Page last updated at 12:20 GMT, Monday, 7 September 2009 13:20 UK

Developer guilty of tenant murder

Thanos Papalexis - pic from Palm Beach Post
A prostitute told US marshals Papalexis had confessed to her

A developer who arranged the killing of a tenant after he had refused to leave a building earmarked for a £2m property deal has been convicted of his murder.

Thanos Papalexis, 37, of Palm Beach, Florida, allegedly hired henchmen to kill caretaker Charalambos Christodoulides, 55, in March 2000.

His body was found in a warehouse complex in Kensal Rise, north-west London, which he had refused to leave.

Papalexis is in custody awaiting sentence on 30 September.

His conviction on Friday could not be reported until Monday when the jury was discharged after failing to reach verdicts on Ylli Xhelo, 35, and Robert Baxhija, 29.

The two Albanian workmen employed by Papalexis had also also been charged with the murder.

Papalexis, who once held a fundraiser at his Florida home for Hillary Clinton, had Christodoulides killed because he would not leave the £2m warehouse building he was trying to sell, the court heard.

'Perilous' finances

He was worried the deal would collapse and needed money for another development.

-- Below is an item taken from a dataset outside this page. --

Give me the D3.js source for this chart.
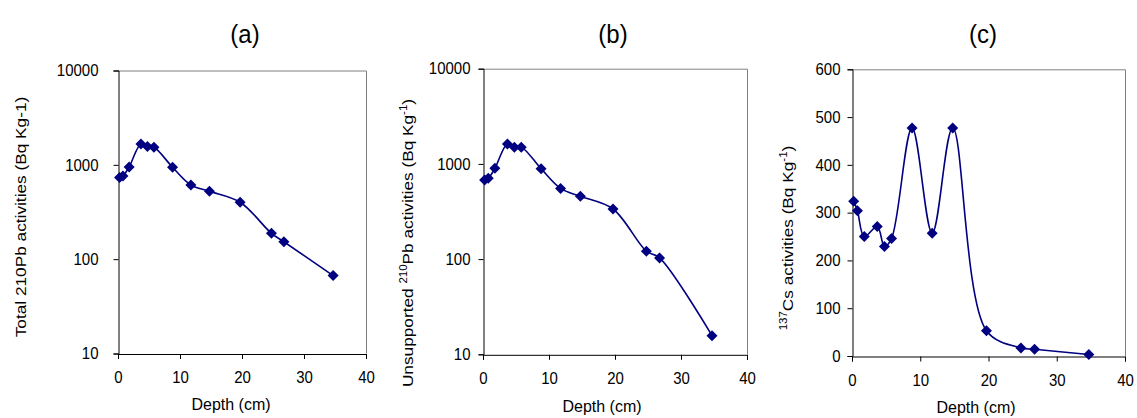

Papalexis' financial affairs were also said to be in a "perilous" state after his inexperience led to heavy losses on another development in Holloway, north London.

He was paying £60,000 a week on a bridging loan.

The developer was arrested in Palm Beach in November 2008 after police finished building their case against him.

Murder victim Charalambos Christodoulides
The killing of Mr Christodoulides was descibed as "senseless"

A local prostitute, Rebecca DeFalco, was said to have told US marshals that Papalexis, her former lover, had confessed to her in 2004.

The prosecution said Papalexis thought Mr Christodoulides stood in the way of a quick deal to sell the derelict site which would have saved him from financial ruin.

The property deal fell through and the Holloway development was put into receivership with £8m debts.

Jonathan Laidlaw QC, prosecuting, said Mr Christodoulides had been tied to a chair, tortured and strangled.

Mr Laidlaw added: "It appears that the victim was condemned to die for no better reason than he was not prepared to leave his home.

"This was a senseless killing motivated by greed."

Mr Christodoulides' sister, Anna Lanitis, 60, wept as she told the court: "We loved him. He was a very gentle person. He lived his life the way he wanted."

After Mr Christodoulides' body was discovered, Papalexis went to America and the Albanians, who had been denied asylum, were deported.

Mr Xhelo and Mr Baxhija were remanded in custody to face a retrial.